Maar eens een schrijver een monument is waaromheen wordt gedanst, mogen er geen duiven in de buurt komen. Benno Barnard had zo het ongeluk om in zijn Knack-essay tegen het cliché in te gaan. Hij heeft het geweten: eerst verstopte de lezersbrievenrubiek in Knack, vervolgens vloeide de polemiek over naar De Standaard. Vrijwel altijd kreeg Barnard een ad hominem-argument over zich heen: wie denkt die Ollander wel dat hij is? In het TV1-programma De Zevende Dag vond germanist Freddy De Schutter zelfs dat Barnard het had “uitgelokt”. Vrouwen die het slachtoffer van verkrachting worden, krijgen dat ook wel eens te horen: dat ze het uitlokken met hun te korte rokken. In De Standaard dreef Piet Thomas, nochtans (gepensioneerd) professor literatuur, het zo ver om Barnard tot een psychiatrisch geval te maken, wegens zogezegd gedreven door drank en een vadercomplex.

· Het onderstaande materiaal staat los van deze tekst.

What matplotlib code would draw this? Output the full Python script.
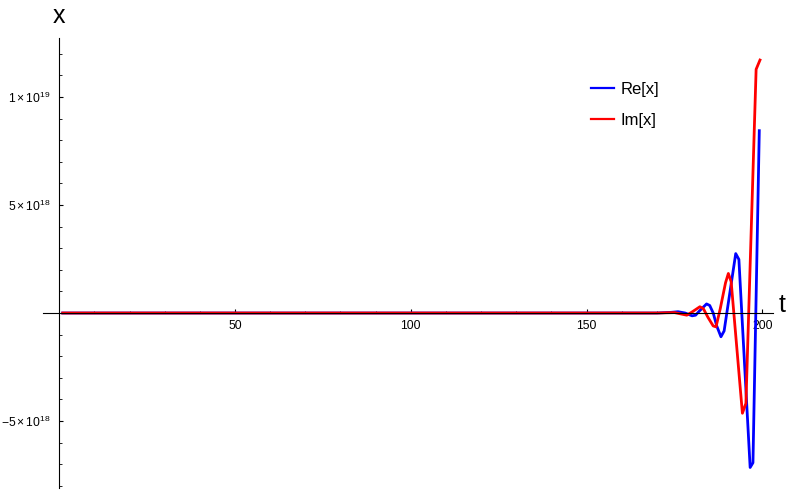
import numpy as np
import matplotlib.pyplot as plt
from matplotlib.ticker import FixedLocator, FuncFormatter

plt.rcParams['font.family'] = ['Liberation Sans', 'DejaVu Sans']
plt.rcParams['mathtext.fontset'] = 'custom'
plt.rcParams['mathtext.rm'] = 'Liberation Sans'
plt.rcParams['mathtext.it'] = 'Liberation Sans'

# values, units of 1e18
t_re = [1, 170, 174, 176, 178, 180, 181, 182, 184.1, 185, 186, 187,
        188.2, 189.1, 192.4, 193.3, 196.5, 197.3, 199.1]
re_x = [0, 0, 0.03, 0.06, 0.0, -0.13, -0.1, 0.08, 0.42, 0.35, 0.0, -0.6,
        -1.1, -0.83, 2.75, 2.48, -7.15, -6.93, 8.44]

t_im = [1, 170, 175, 177, 178.5, 180, 182.2, 183.2, 184.5, 186, 186.8,
        188, 189.5, 190.3, 191.1, 194.3, 195.3, 198.2, 199.3]
im_x = [0, 0, 0.02, -0.05, -0.1, 0.05, 0.29, 0.2, -0.2, -0.6, -0.64,
        0.2, 1.4, 1.83, 1.45, -4.64, -4.18, 11.28, 11.71]

re_x = np.array(re_x) * 1e18
im_x = np.array(im_x) * 1e18

fig = plt.figure(figsize=(7.92, 4.90), dpi=100)
ax = fig.add_axes([43 / 792, 1 - 488 / 490, (773 - 43) / 792, (488 - 38) / 490])

ax.plot(t_re, re_x, color='#0000ff', lw=2.0, label='Re[x]')
ax.plot(t_im, im_x, color='#ff0000', lw=2.0, label='Im[x]')

ax.set_xlim(-4.6, 203)
ax.set_ylim(-8.1e18, 12.73e18)

for s in ['top', 'right']:
    ax.spines[s].set_visible(False)
ax.spines['left'].set_position(('data', 0))
ax.spines['bottom'].set_position(('data', 0))
for s in ['left', 'bottom']:
    ax.spines[s].set_linewidth(0.8)

ax.xaxis.set_major_locator(FixedLocator([50, 100, 150, 200]))
ax.xaxis.set_minor_locator(FixedLocator([v for v in range(10, 201, 10) if v % 50]))
ax.yaxis.set_major_locator(FixedLocator([-5e18, 5e18, 1e19]))
ax.yaxis.set_minor_locator(FixedLocator([v * 1e18 for v in range(-8, 13) if v % 5]))


def ylab(v, pos):
    if v == 1e19:
        return r'$1\times10^{19}$'
    if v == 5e18:
        return r'$5\times10^{18}$'
    return '\u2212' + r'$5\times10^{18}$'


ax.yaxis.set_major_formatter(FuncFormatter(ylab))
ax.tick_params(which='major', direction='in', length=3.2, width=0.8, labelsize=8.7)
ax.tick_params(which='minor', direction='in', length=1.8, width=0.6)
ax.tick_params(axis='x', which='major', pad=5)
ax.tick_params(axis='y', which='major', pad=6)

fig.text(59 / 792, 1 - 16 / 490, 'x', fontsize=18, ha='center', va='center')
fig.text(779 / 792, 1 - 305 / 490, 't', fontsize=18, ha='left', va='center')

ax.legend(loc='upper left', bbox_to_anchor=(591 / 792, 1 - 82 / 490),
          bbox_transform=fig.transFigure, frameon=False, fontsize=12,
          borderpad=0, borderaxespad=0,
          handlelength=1.4, handletextpad=0.35, labelspacing=0.95)
for ln in ax.get_legend().get_lines():
    ln.set_linewidth(1.6)

fig.savefig('out.png', dpi=100)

Vrijwel nooit werden literaire argumenten tegen Barnards literaire betoog in stelling gebracht; dat deden alleen Erik Spinoy en Joris Note in De Standaard. In diezelfde krant meende Piet Couttenier dat Barnard, door Gezelle in een cultuurhistorische context te plaatsen, van zijn kritische appreciatie een achterhaalde “parodie” had gemaakt, die inmiddels door de literatuurwetenschap is bijgesteld. Dat laatste kan wel zo zijn, maar de reacties op Barnards essay bewijzen net dat de parodie nog levend en wel is, niet alleen in retrograde blaadjes als ’t Pallieterke, maar zelfs in academische kringen, als Piet Thomas daarvoor tenminste nog representatief is.

De ironie wil dat Barnard ooit een staande ovatie kreeg in het milieu dat hem nu zo aanvalt, omdat hij – ja, hij, de Ollander – die andere priester-dichter, Anton van Wilderode, middels een sympathiek essay als “de Vlaamse Vergilius” in Nederland had geïntroduceerd. Dat is nu vergeten. Het sterkt de stelling dat Van Wilderode of Gezelle niet alleen louter als schrijvers worden gezien, maar ook een symbolische rol krijgen toebedeeld als nationale cultuurdragers. En wanneer het hun feest is, dan wordt er dus niet in de soep gespuwd. Zo wordt Gezelle weer de vrome poëet van de schuifelende veugelkens. Zoals ook Boon wordt gereduceerd tot het cliché van de geëngageerde strijder tegen het sociale onrecht. Het nadeel van feesten is nu eenmaal dat er geen tijd overblijft om het literaire werk te lezen.